Гляделки продолжались недолго. Через минуту Степан прикрыл глаза и расслабился.
— Кажется, нормально, — сказал он. — Помнишь Пахомова?
— Какого еще Пахомова? — удивился Сергей.
— Того, что был у вас в артели горным мастером. Вспомни случай, когда председатель выгнал его с работы.
В голове Сергея всплыла давно забытая история. Это было пятнадцать лет назад, когда он, вернувшись из армии, работал в золотодобывающей артели. Пахомов был старым северянином, привезенным на Колыму под конвоем еще в начале пятидесятых. Пройдя колымские университеты, он стал отличным специалистом, и любая артель, где он работал, никогда не оставалась без заработка. И все-таки его отовсюду выгоняли, не в силах терпеть длительные запои. Вот и теперь председатель артели, в которой работал Сергей, гнал его. В памяти сохранился тот скандал, оба орали на всю столовую:
— Полчаса на сборы, и чтобы я больше тебя никогда не видел! — кричал председатель.
— Да и хрен с тобой! — не менее громко отвечал Пахомов, отвечал так, что их слышала вся смена, находившаяся в столовой. — Зато я знаю, где у тебя прямо под носом почти тонна металла лежит! А ты никогда не узнаешь!
Через две недели пьяный Пахомов заснул ночью на глухой улице райцентра, не дойдя нескольких шагов до дома, где снимал угол, и замерз. Никто так и не узнал, правду он говорил председателю или просто заводил его…
Пока эти картины проносились перед Сергеем, Степан все время смотрел ему в глаза.
— Давай, вспоминай хорошенько! Тон Пахомова, выражение лица, все, что сможешь!

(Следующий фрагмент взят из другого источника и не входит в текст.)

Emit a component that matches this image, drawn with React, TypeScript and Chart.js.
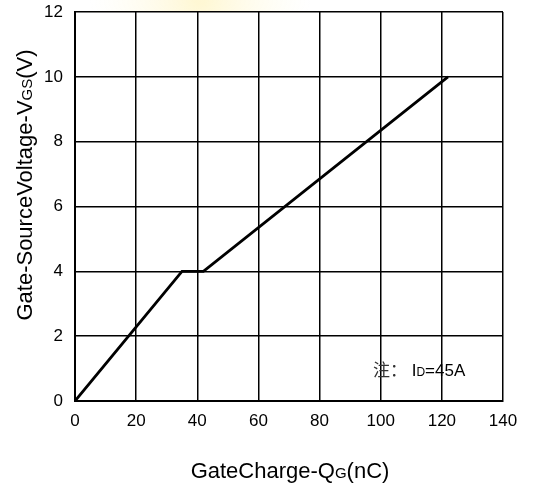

И настолько убедительно это было сказано, что картина стала такой яркой, будто все происходило только вчера.
— Ну, достаточно, — Степан устало откинулся на спинку стула, помолчал недолго, потом заговорил четко и отрывисто, будто зачитывая приказ: — Похоже, Пахомов не соврал, и золото действительно есть, совсем недалеко от стана вашей артели. Он еще под конвоем бил там шурфы и нашел маленькое по площади, но очень богатое по содержанию металла месторождение. У зэков было модно припрятывать золотишко про черный день, но Пахомов всех переплюнул, скрыл целую тонну, сумел обмануть начальство, натаскав в шурфы пустой породы. И залегание совсем неглубокое, чуть больше метра.
Сергей слушал его, разинув от удивления рот. Степан тем временем продолжал:
— Твоя задача — добраться туда и провести разведку, потому что Пахомов мог ошибаться. Если найдешь, определи примерное содержание. Много золота с собой не бери, лучше вообще оставь на месте. Дальше уже не твоя забота. Если все сойдется, считай свой долг оплаченным.